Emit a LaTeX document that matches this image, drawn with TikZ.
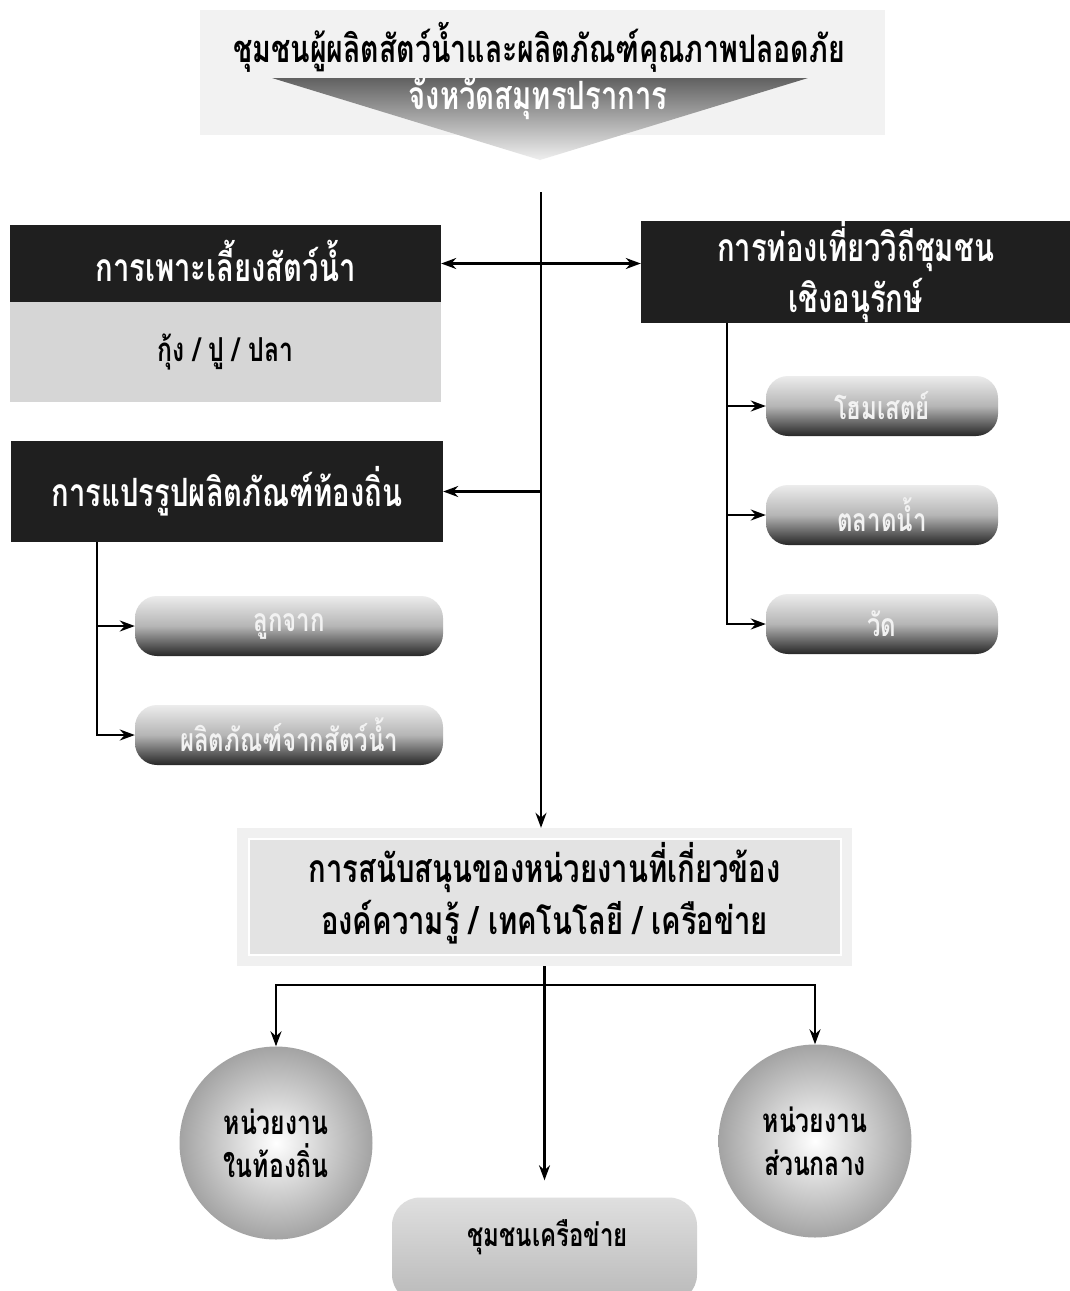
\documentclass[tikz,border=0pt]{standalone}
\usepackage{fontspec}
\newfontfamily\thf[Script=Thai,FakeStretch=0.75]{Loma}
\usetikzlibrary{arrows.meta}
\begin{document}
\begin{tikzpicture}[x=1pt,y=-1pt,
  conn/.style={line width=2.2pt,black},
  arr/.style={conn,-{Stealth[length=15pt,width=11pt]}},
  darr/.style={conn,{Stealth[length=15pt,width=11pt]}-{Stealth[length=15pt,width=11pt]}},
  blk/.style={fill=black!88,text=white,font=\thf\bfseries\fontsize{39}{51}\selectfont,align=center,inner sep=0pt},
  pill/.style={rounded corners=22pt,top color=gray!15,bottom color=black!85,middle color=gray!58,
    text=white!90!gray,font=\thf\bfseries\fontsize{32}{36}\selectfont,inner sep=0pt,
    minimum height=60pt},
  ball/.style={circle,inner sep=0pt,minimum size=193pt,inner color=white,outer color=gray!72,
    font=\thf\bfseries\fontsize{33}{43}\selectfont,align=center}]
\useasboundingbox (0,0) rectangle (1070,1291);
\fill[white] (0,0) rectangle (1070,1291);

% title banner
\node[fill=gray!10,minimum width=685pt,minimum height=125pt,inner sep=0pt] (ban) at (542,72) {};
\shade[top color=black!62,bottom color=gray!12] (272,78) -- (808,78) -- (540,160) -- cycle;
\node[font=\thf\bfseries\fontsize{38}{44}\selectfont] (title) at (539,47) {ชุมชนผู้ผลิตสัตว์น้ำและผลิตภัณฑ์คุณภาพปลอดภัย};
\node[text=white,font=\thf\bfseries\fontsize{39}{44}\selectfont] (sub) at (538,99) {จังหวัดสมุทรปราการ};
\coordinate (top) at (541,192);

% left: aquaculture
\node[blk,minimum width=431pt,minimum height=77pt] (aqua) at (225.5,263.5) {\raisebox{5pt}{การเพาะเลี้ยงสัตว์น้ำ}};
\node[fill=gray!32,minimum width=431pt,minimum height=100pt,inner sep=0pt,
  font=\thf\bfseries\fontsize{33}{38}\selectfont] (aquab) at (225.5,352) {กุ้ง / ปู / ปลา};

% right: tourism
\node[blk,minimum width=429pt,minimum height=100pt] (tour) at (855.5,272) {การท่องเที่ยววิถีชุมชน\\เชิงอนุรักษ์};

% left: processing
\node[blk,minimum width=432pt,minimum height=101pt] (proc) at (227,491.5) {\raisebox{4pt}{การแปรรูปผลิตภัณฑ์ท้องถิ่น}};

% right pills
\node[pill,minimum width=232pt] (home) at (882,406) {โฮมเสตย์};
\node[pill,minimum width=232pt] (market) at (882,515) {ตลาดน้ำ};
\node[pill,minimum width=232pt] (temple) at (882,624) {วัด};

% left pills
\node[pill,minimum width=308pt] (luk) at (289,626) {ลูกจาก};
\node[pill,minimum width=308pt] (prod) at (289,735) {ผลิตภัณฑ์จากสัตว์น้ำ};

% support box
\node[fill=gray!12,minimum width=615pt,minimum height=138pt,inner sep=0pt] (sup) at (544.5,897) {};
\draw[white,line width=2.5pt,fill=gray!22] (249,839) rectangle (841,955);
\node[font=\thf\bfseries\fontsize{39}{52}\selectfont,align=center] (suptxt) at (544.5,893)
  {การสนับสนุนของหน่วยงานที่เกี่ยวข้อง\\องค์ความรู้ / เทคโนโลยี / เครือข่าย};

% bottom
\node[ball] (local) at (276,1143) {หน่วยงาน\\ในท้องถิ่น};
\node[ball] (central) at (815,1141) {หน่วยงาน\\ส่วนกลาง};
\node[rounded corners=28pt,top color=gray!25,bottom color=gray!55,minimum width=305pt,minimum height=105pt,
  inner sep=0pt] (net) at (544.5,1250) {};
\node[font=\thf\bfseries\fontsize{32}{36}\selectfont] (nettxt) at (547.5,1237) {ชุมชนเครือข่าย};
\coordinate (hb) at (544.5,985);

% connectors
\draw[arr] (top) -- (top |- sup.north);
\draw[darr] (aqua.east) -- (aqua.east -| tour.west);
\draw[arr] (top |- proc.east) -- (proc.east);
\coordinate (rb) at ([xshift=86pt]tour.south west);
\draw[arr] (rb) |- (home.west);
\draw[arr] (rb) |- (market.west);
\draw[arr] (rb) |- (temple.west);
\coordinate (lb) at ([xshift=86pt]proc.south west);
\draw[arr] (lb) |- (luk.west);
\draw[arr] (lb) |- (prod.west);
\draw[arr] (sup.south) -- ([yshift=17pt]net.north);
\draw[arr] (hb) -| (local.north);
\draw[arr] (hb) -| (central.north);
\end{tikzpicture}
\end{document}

#### Your objective:
In your copy, leave out the pictures and reproduce the material above exactly.

#### Correct result:
Emit a LaTeX document that matches this image, drawn with TikZ.
\documentclass[tikz,border=0pt]{standalone}
\usepackage{fontspec}
\newfontfamily\thf[Script=Thai,FakeStretch=0.75]{Loma}
\usetikzlibrary{arrows.meta}
\begin{document}
\begin{tikzpicture}[x=1pt,y=-1pt,
  conn/.style={line width=2.2pt,black},
  arr/.style={conn,-{Stealth[length=15pt,width=11pt]}},
  darr/.style={conn,{Stealth[length=15pt,width=11pt]}-{Stealth[length=15pt,width=11pt]}},
  blk/.style={fill=black!88,text=white,font=\thf\bfseries\fontsize{39}{51}\selectfont,align=center,inner sep=0pt},
  pill/.style={rounded corners=22pt,top color=gray!15,bottom color=black!85,middle color=gray!58,
    text=white!90!gray,font=\thf\bfseries\fontsize{32}{36}\selectfont,inner sep=0pt,
    minimum height=60pt},
  ball/.style={circle,inner sep=0pt,minimum size=193pt,inner color=white,outer color=gray!72,
    font=\thf\bfseries\fontsize{33}{43}\selectfont,align=center}]
\useasboundingbox (0,0) rectangle (1070,1291);
\fill[white] (0,0) rectangle (1070,1291);

% title banner
\node[fill=gray!10,minimum width=685pt,minimum height=125pt,inner sep=0pt] (ban) at (542,72) {};
\shade[top color=black!62,bottom color=gray!12] (272,78) -- (808,78) -- (540,160) -- cycle;
\node[font=\thf\bfseries\fontsize{38}{44}\selectfont] (title) at (539,47) {ชุมชนผู้ผลิตสัตว์น้ำและผลิตภัณฑ์คุณภาพปลอดภัย};
\node[text=white,font=\thf\bfseries\fontsize{39}{44}\selectfont] (sub) at (538,99) {จังหวัดสมุทรปราการ};
\coordinate (top) at (541,192);

% left: aquaculture
\node[blk,minimum width=431pt,minimum height=77pt] (aqua) at (225.5,263.5) {\raisebox{5pt}{การเพาะเลี้ยงสัตว์น้ำ}};
\node[fill=gray!32,minimum width=431pt,minimum height=100pt,inner sep=0pt,
  font=\thf\bfseries\fontsize{33}{38}\selectfont] (aquab) at (225.5,352) {กุ้ง / ปู / ปลา};

% right: tourism
\node[blk,minimum width=429pt,minimum height=100pt] (tour) at (855.5,272) {การท่องเที่ยววิถีชุมชน\\เชิงอนุรักษ์};

% left: processing
\node[blk,minimum width=432pt,minimum height=101pt] (proc) at (227,491.5) {\raisebox{4pt}{การแปรรูปผลิตภัณฑ์ท้องถิ่น}};

% right pills
\node[pill,minimum width=232pt] (home) at (882,406) {โฮมเสตย์};
\node[pill,minimum width=232pt] (market) at (882,515) {ตลาดน้ำ};
\node[pill,minimum width=232pt] (temple) at (882,624) {วัด};

% left pills
\node[pill,minimum width=308pt] (luk) at (289,626) {ลูกจาก};
\node[pill,minimum width=308pt] (prod) at (289,735) {ผลิตภัณฑ์จากสัตว์น้ำ};

% support box
\node[fill=gray!12,minimum width=615pt,minimum height=138pt,inner sep=0pt] (sup) at (544.5,897) {};
\draw[white,line width=2.5pt,fill=gray!22] (249,839) rectangle (841,955);
\node[font=\thf\bfseries\fontsize{39}{52}\selectfont,align=center] (suptxt) at (544.5,893)
  {การสนับสนุนของหน่วยงานที่เกี่ยวข้อง\\องค์ความรู้ / เทคโนโลยี / เครือข่าย};

% bottom
\node[ball] (local) at (276,1143) {หน่วยงาน\\ในท้องถิ่น};
\node[ball] (central) at (815,1141) {หน่วยงาน\\ส่วนกลาง};
\node[rounded corners=28pt,top color=gray!25,bottom color=gray!55,minimum width=305pt,minimum height=105pt,
  inner sep=0pt] (net) at (544.5,1250) {};
\node[font=\thf\bfseries\fontsize{32}{36}\selectfont] (nettxt) at (547.5,1237) {ชุมชนเครือข่าย};
\coordinate (hb) at (544.5,985);

% connectors
\draw[arr] (top) -- (top |- sup.north);
\draw[darr] (aqua.east) -- (aqua.east -| tour.west);
\draw[arr] (top |- proc.east) -- (proc.east);
\coordinate (rb) at ([xshift=86pt]tour.south west);
\draw[arr] (rb) |- (home.west);
\draw[arr] (rb) |- (market.west);
\draw[arr] (rb) |- (temple.west);
\coordinate (lb) at ([xshift=86pt]proc.south west);
\draw[arr] (lb) |- (luk.west);
\draw[arr] (lb) |- (prod.west);
\draw[arr] (sup.south) -- ([yshift=17pt]net.north);
\draw[arr] (hb) -| (local.north);
\draw[arr] (hb) -| (central.north);
\end{tikzpicture}
\end{document}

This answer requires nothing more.